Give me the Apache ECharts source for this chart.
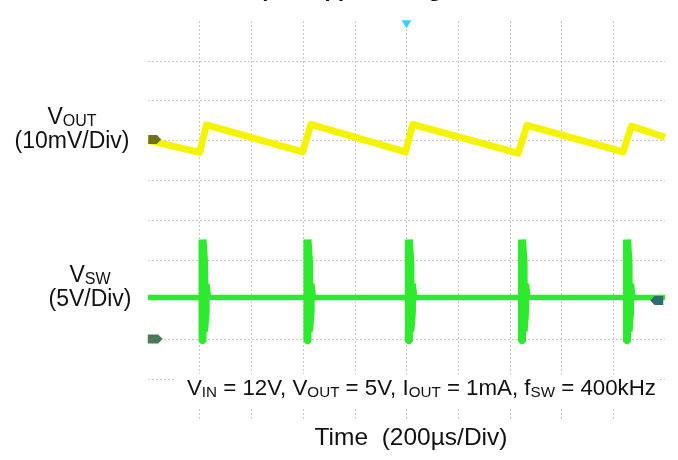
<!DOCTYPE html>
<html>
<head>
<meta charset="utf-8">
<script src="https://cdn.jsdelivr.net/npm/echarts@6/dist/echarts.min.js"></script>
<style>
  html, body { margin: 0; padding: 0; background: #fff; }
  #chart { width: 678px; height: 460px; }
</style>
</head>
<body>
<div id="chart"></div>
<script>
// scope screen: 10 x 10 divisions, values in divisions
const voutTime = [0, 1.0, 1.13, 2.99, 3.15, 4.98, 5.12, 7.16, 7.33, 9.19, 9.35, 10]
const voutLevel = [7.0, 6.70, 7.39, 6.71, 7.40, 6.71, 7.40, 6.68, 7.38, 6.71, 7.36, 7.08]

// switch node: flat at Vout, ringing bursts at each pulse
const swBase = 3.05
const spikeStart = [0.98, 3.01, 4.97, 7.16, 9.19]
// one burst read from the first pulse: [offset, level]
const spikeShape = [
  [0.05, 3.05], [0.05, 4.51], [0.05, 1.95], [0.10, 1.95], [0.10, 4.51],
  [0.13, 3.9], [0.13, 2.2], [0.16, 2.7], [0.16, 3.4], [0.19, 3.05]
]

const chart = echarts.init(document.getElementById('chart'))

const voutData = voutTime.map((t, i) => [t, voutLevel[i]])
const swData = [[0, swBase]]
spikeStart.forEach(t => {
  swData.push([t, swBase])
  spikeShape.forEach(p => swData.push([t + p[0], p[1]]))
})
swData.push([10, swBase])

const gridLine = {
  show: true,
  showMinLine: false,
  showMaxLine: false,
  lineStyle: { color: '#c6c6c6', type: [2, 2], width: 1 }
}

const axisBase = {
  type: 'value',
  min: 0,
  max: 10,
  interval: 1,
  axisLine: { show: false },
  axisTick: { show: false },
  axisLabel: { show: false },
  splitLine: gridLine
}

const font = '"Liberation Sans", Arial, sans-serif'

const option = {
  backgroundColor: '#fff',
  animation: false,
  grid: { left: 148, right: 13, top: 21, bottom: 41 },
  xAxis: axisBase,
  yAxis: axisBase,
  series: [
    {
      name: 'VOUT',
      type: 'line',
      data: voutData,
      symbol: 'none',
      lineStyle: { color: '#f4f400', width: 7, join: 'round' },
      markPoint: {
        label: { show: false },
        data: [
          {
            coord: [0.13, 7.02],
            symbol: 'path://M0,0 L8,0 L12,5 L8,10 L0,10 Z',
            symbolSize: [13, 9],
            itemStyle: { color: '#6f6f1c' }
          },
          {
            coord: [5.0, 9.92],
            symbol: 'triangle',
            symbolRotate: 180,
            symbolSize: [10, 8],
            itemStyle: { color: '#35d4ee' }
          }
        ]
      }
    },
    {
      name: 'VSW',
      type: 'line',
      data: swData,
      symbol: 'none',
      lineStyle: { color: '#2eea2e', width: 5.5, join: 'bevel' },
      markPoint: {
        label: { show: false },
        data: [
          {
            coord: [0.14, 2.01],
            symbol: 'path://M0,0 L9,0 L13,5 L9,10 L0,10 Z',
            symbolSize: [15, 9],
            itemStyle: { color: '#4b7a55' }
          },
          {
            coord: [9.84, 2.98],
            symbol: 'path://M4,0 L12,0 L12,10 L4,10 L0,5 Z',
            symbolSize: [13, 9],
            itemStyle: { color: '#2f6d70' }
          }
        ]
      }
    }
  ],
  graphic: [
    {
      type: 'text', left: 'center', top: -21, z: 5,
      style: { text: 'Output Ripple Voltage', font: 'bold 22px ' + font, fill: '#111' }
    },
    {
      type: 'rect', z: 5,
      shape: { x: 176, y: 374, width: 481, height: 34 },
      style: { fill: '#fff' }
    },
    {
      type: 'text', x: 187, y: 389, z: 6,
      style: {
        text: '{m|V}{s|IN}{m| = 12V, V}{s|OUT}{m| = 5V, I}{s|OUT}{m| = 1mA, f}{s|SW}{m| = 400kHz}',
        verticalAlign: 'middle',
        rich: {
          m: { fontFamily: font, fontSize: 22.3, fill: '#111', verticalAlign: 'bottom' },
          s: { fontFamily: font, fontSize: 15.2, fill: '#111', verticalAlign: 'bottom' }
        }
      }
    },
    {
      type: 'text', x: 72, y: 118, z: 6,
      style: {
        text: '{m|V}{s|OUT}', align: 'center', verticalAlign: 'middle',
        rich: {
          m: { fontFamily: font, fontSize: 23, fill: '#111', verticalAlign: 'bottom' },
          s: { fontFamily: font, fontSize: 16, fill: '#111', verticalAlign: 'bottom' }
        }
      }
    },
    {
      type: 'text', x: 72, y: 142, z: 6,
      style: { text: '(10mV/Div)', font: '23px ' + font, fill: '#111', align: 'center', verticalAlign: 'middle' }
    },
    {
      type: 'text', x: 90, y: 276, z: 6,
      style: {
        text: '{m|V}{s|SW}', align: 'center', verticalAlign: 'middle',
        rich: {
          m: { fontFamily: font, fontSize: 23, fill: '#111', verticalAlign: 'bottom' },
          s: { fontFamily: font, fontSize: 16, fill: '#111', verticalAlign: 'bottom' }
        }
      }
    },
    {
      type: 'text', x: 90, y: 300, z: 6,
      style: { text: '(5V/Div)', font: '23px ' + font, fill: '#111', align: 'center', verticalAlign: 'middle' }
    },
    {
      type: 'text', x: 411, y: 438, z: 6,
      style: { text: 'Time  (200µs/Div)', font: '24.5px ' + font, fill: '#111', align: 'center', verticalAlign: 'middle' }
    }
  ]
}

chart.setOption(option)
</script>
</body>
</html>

------------------------------------------------------------------------

_EXERCISE OBJECTIVE_. Without the pictures, write out the whole listing above exactly as it appears.

_TASK RESULT_.
Give me the Apache ECharts source for this chart.
<!DOCTYPE html>
<html>
<head>
<meta charset="utf-8">
<script src="https://cdn.jsdelivr.net/npm/echarts@6/dist/echarts.min.js"></script>
<style>
  html, body { margin: 0; padding: 0; background: #fff; }
  #chart { width: 678px; height: 460px; }
</style>
</head>
<body>
<div id="chart"></div>
<script>
// scope screen: 10 x 10 divisions, values in divisions
const voutTime = [0, 1.0, 1.13, 2.99, 3.15, 4.98, 5.12, 7.16, 7.33, 9.19, 9.35, 10]
const voutLevel = [7.0, 6.70, 7.39, 6.71, 7.40, 6.71, 7.40, 6.68, 7.38, 6.71, 7.36, 7.08]

// switch node: flat at Vout, ringing bursts at each pulse
const swBase = 3.05
const spikeStart = [0.98, 3.01, 4.97, 7.16, 9.19]
// one burst read from the first pulse: [offset, level]
const spikeShape = [
  [0.05, 3.05], [0.05, 4.51], [0.05, 1.95], [0.10, 1.95], [0.10, 4.51],
  [0.13, 3.9], [0.13, 2.2], [0.16, 2.7], [0.16, 3.4], [0.19, 3.05]
]

const chart = echarts.init(document.getElementById('chart'))

const voutData = voutTime.map((t, i) => [t, voutLevel[i]])
const swData = [[0, swBase]]
spikeStart.forEach(t => {
  swData.push([t, swBase])
  spikeShape.forEach(p => swData.push([t + p[0], p[1]]))
})
swData.push([10, swBase])

const gridLine = {
  show: true,
  showMinLine: false,
  showMaxLine: false,
  lineStyle: { color: '#c6c6c6', type: [2, 2], width: 1 }
}

const axisBase = {
  type: 'value',
  min: 0,
  max: 10,
  interval: 1,
  axisLine: { show: false },
  axisTick: { show: false },
  axisLabel: { show: false },
  splitLine: gridLine
}

const font = '"Liberation Sans", Arial, sans-serif'

const option = {
  backgroundColor: '#fff',
  animation: false,
  grid: { left: 148, right: 13, top: 21, bottom: 41 },
  xAxis: axisBase,
  yAxis: axisBase,
  series: [
    {
      name: 'VOUT',
      type: 'line',
      data: voutData,
      symbol: 'none',
      lineStyle: { color: '#f4f400', width: 7, join: 'round' },
      markPoint: {
        label: { show: false },
        data: [
          {
            coord: [0.13, 7.02],
            symbol: 'path://M0,0 L8,0 L12,5 L8,10 L0,10 Z',
            symbolSize: [13, 9],
            itemStyle: { color: '#6f6f1c' }
          },
          {
            coord: [5.0, 9.92],
            symbol: 'triangle',
            symbolRotate: 180,
            symbolSize: [10, 8],
            itemStyle: { color: '#35d4ee' }
          }
        ]
      }
    },
    {
      name: 'VSW',
      type: 'line',
      data: swData,
      symbol: 'none',
      lineStyle: { color: '#2eea2e', width: 5.5, join: 'bevel' },
      markPoint: {
        label: { show: false },
        data: [
          {
            coord: [0.14, 2.01],
            symbol: 'path://M0,0 L9,0 L13,5 L9,10 L0,10 Z',
            symbolSize: [15, 9],
            itemStyle: { color: '#4b7a55' }
          },
          {
            coord: [9.84, 2.98],
            symbol: 'path://M4,0 L12,0 L12,10 L4,10 L0,5 Z',
            symbolSize: [13, 9],
            itemStyle: { color: '#2f6d70' }
          }
        ]
      }
    }
  ],
  graphic: [
    {
      type: 'text', left: 'center', top: -21, z: 5,
      style: { text: 'Output Ripple Voltage', font: 'bold 22px ' + font, fill: '#111' }
    },
    {
      type: 'rect', z: 5,
      shape: { x: 176, y: 374, width: 481, height: 34 },
      style: { fill: '#fff' }
    },
    {
      type: 'text', x: 187, y: 389, z: 6,
      style: {
        text: '{m|V}{s|IN}{m| = 12V, V}{s|OUT}{m| = 5V, I}{s|OUT}{m| = 1mA, f}{s|SW}{m| = 400kHz}',
        verticalAlign: 'middle',
        rich: {
          m: { fontFamily: font, fontSize: 22.3, fill: '#111', verticalAlign: 'bottom' },
          s: { fontFamily: font, fontSize: 15.2, fill: '#111', verticalAlign: 'bottom' }
        }
      }
    },
    {
      type: 'text', x: 72, y: 118, z: 6,
      style: {
        text: '{m|V}{s|OUT}', align: 'center', verticalAlign: 'middle',
        rich: {
          m: { fontFamily: font, fontSize: 23, fill: '#111', verticalAlign: 'bottom' },
          s: { fontFamily: font, fontSize: 16, fill: '#111', verticalAlign: 'bottom' }
        }
      }
    },
    {
      type: 'text', x: 72, y: 142, z: 6,
      style: { text: '(10mV/Div)', font: '23px ' + font, fill: '#111', align: 'center', verticalAlign: 'middle' }
    },
    {
      type: 'text', x: 90, y: 276, z: 6,
      style: {
        text: '{m|V}{s|SW}', align: 'center', verticalAlign: 'middle',
        rich: {
          m: { fontFamily: font, fontSize: 23, fill: '#111', verticalAlign: 'bottom' },
          s: { fontFamily: font, fontSize: 16, fill: '#111', verticalAlign: 'bottom' }
        }
      }
    },
    {
      type: 'text', x: 90, y: 300, z: 6,
      style: { text: '(5V/Div)', font: '23px ' + font, fill: '#111', align: 'center', verticalAlign: 'middle' }
    },
    {
      type: 'text', x: 411, y: 438, z: 6,
      style: { text: 'Time  (200µs/Div)', font: '24.5px ' + font, fill: '#111', align: 'center', verticalAlign: 'middle' }
    }
  ]
}

chart.setOption(option)
</script>
</body>
</html>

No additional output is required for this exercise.